Since it was Jeff's birthday, and since I had already had my romantic rendezvous for the trip, I agreed to head out with Jeff to some of Paris's finest gay clubs. I actually enjoy going to gay clubs. It's a crowded room full of typically very handsome men (often shirtless) who flirt with me but aren't trying to get me to have sex with them. I mean, come on, that's a gold medal night for a girl.
The problem was: we had no idea where Paris's finest gay clubs were. I'm typically a planner. When I go to Disney World, I plan every day's itinerary to the minute, including what ride route we're going to take. I make restaurant reservations six months in advance. I have literally said to someone, "I'm going to the movies that day" when they offer plans for a date three months into the future. And this Paris trip was no different. I had spreadsheets drawn up of where we were going, what we were doing, with included attachments of the walking maps to get there. Jeff had one job. ONE JOB. And that was to choose which club he wanted to go to, and find out where it was. The night of our birthday festivities, we went to a pub near the hotel for a kickoff beer and I said to Jeff, "So, where are we going?" And he answered, "Oh, I don't know. I figured we'd just ask the bartender where we should go." I responded, "Oh yes. The straight German bartender with the neck tattoo who hasn't stopped talking about Manchester U? I'm sure he knows where the gay clubs are."
When we asked the bartender if he knew of a good gay club to go to. He looked at us with a blank stare. Then said, questioningly, "I think that there are a whole bunch on Saint-Michel" and proceeded to give us directions.
Jeff and I paid up and headed down to Saint-Michel. Once we got there, we walked up and down the street, but couldn't find any club, let alone a gay club. So, we stopped someone for directions.

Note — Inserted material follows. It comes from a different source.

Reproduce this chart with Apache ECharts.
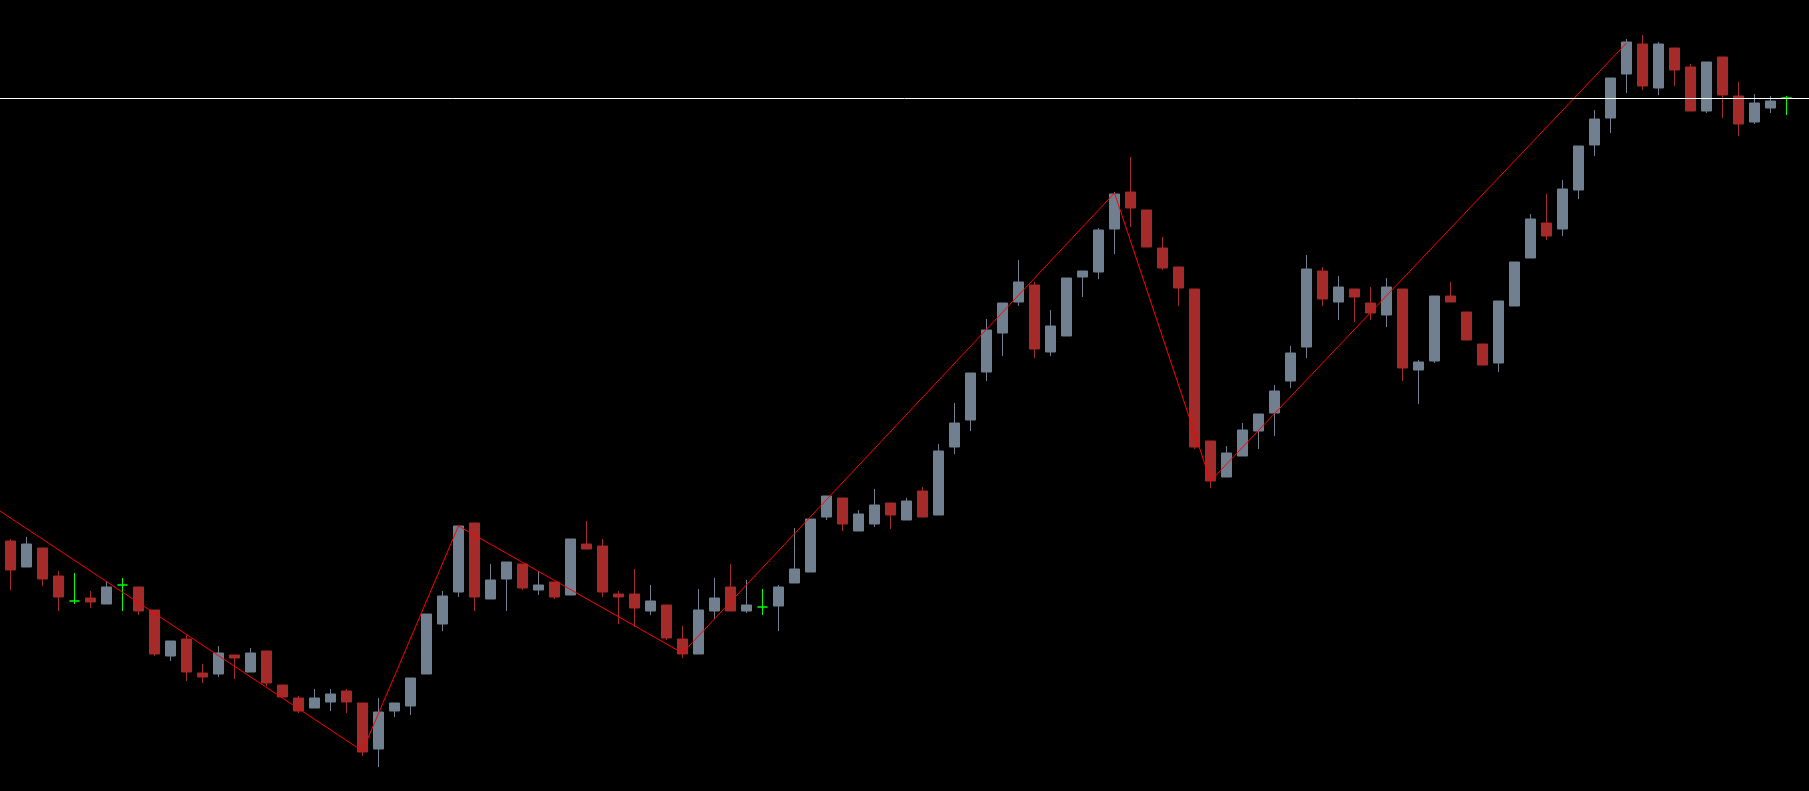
<!DOCTYPE html>
<html>
<head>
<meta charset="utf-8">
<title>candles</title>
<script src="https://cdn.jsdelivr.net/npm/echarts@6/dist/echarts.min.js"></script>
<style>
	html, body { margin: 0; padding: 0; background: #000; }
	#chart { width: 1809px; height: 791px; }
</style>
</head>
<body>
<div id="chart"></div>
<script>
var opens = [259,233,252,224,199,202,196,215,213,190,144,161,127,126,145,128,149,115,102,92,
	98,109,97,51,89,94,126,176,208,277,201,221,236,210,218,205,256,254,206,206,
	189,195,161,146,189,213,189,193,194,217,228,283,302,269,276,297,280,309,285,353,
	380,428,467,498,515,448,464,523,528,571,608,590,552,533,511,359,323,344,369,387,
	419,453,529,498,511,497,485,511,430,439,504,488,456,437,494,542,577,571,610,655,
	682,726,756,712,752,733,689,743,704,678,692,702];
var closes = [230,256,221,203,199,198,213,215,189,146,159,128,123,147,142,147,117,103,89,102,
	106,98,48,88,97,122,186,204,274,203,220,238,212,215,203,261,251,208,203,192,
	199,162,146,190,202,189,195,193,213,231,281,304,276,286,295,285,299,283,349,377,
	427,470,497,518,451,474,522,529,570,606,592,553,532,512,353,319,347,370,386,409,
	447,531,501,513,503,487,513,432,438,504,498,460,435,499,538,581,564,611,654,681,
	722,758,714,756,730,689,738,705,676,697,699,702];
var lows = [210,233,214,189,196,192,196,189,185,144,139,119,117,123,121,128,114,103,87,92,
	89,87,44,33,83,85,126,169,203,189,201,189,210,205,201,205,251,203,176,173,
	185,160,142,146,181,189,187,185,169,217,228,280,269,269,273,271,280,283,285,346,
	369,419,444,494,442,444,464,503,521,546,573,553,530,494,351,312,323,344,351,364,
	412,442,494,480,478,480,473,419,396,437,498,460,435,428,494,542,560,564,601,644,
	667,707,710,705,714,689,687,682,664,676,687,685];
var highs = [261,263,252,229,227,209,219,222,213,190,159,165,136,154,145,152,149,115,104,111,
	111,111,97,102,97,122,186,209,274,277,236,238,236,229,218,261,279,261,209,231,
	215,195,174,211,222,236,220,211,215,272,281,304,302,290,311,297,302,313,356,397,
	427,481,497,540,518,490,522,529,572,608,643,590,563,533,511,359,354,377,386,415,
	454,545,533,524,511,513,522,511,440,504,518,488,456,499,538,586,606,620,654,690,
	722,761,765,758,752,736,738,743,718,706,704,704];

// zigzag turning points: bar index, price
var zigzagIdx = [-0.656, 22, 28, 42, 69, 75, 101];
var zigzagPrice = [289, 49, 274, 147, 607, 319, 757];

var levelPrice = 702;

var upColor = '#708090';
var downColor = '#a52a2a';
var dojiColor = '#00ff00';

var candleData = opens.map(function (o, i) {
	var v = [i, o, closes[i], lows[i], highs[i]];
	if (o === closes[i]) {
		return {
			value: v,
			itemStyle: { color: dojiColor, color0: dojiColor, borderColor: dojiColor, borderColor0: dojiColor }
		};
	}
	return v;
});

var zigzagData = zigzagIdx.map(function (x, i) {
	return [x, zigzagPrice[i]];
});

var myChart = echarts.init(document.getElementById('chart'));
myChart.setOption({
	backgroundColor: '#000000',
	animation: false,
	grid: { left: 0, right: 0, top: 0, bottom: 0 },
	xAxis: {
		type: 'value',
		min: -0.656,
		max: 112.406,
		show: false
	},
	yAxis: {
		type: 'value',
		min: 9,
		max: 800,
		show: false
	},
	series: [{
		type: 'candlestick',
		barWidth: 10,
		itemStyle: {
			color: upColor,
			color0: downColor,
			borderColor: upColor,
			borderColor0: downColor,
			borderColorDoji: dojiColor,
			borderWidth: 1
		},
		markLine: {
			silent: true,
			symbol: ['none', 'none'],
			label: { show: false },
			lineStyle: { color: '#ffffff', width: 1, type: 'solid' },
			data: [{ yAxis: levelPrice }]
		},
		data: candleData
	}, {
		type: 'line',
		symbol: 'none',
		clip: false,
		lineStyle: { color: '#ff0000', width: 1 },
		data: zigzagData
	}]
});
</script>
</body>
</html>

"Excusez-moi? Do you know of any gay clubs in this area?"
"Yes, they're on Saint-Michel"
"Ok, thanks."
We once again walked up and down Boulevard Saint-Michel. By this point, I was getting tired and a little bit cranky and frustrated at Jeff for not doing his research. We stopped another person for directions.
"Excusez-moi? We're looking for a gay club?"
"There's some on Saint-Michel."
"Do you know what it's called in particular, or where on Saint-Michel it is?
"No, I'm sorry," with a sympathetic look.
What was this? We were on Saint-Michel. Where was this ghost gay club that everyone kept talking about? I took out my phone and consulted google, which also told me Saint-Michel. Was this some conspiracy between the French citizens and Google to turn gays off to the city of Paris? Finally, I said to Jeff, we need to find some gay men and get them to show us. Now, this is harder than you think. The "Gay or European" game was invented for a reason. It's really tough to tell the difference sometimes. But, when a couple of men walked toward us with their hands touching, I knew we had found our saviors. Unfortunately, they didn't speak English.
Since one of them had a more Mediterranean look, I took a shot and asked if they spoke Spanish. And the one that I had pegged for a Spaniard said, "Ah! Si!" So, in my broken Spanish, I said, "Estamos buscando por un club donde...um, los muchachos se gustan los muchachos." The Spaniard laughed and then translated to French what I had asked for his boyfriend, who also started laughing. Their answer: Saint-Michel.
After forty-five minutes of walking, Jeff and I decided to call it a night and go back to the hotel. We hailed a cab and started driving back. The cab turned onto a street called Rue du Temple. I looked out the cab window...men were coming out of the clubs onto Rue du Temple in droves. Men holding hands, men making out with each other on the street, men skipping to each other. I'm not being offensive. There were literally men skipping to each other on Rue du Temple. The irony was too much for us and we decided to keep heading home and try Rue du Temple the next night, which we did.
The next night, we did have a blast on Rue du Temple. A bouncer stopped us at the door and warned us that we were heading into a gay club, which I thought was nice, as he didn't want an unassuming American couple to walk into something that they weren't ready for. Both Jeff and I yelled excitedly, "We know!" and walked into a soapy naked guy in a shower with a bunch of men crowded around him watching. I met some boys from Chicago and danced with them for most of the night. And later I had a very nice conversation with the naked man in the shower. His name was Jean-Baptiste and he was in grad school.
So, did we ever solve the Case of the Ghost Gay Club at Saint-Michel, Nancy Drew? Well, although we thought we were walking down Saint-Michel, we were actually walking on the street perpendicular to it. So while we were hitting Saint-Michel at the corner, we weren't actually going down it. Mystery solved. Americans are dumb.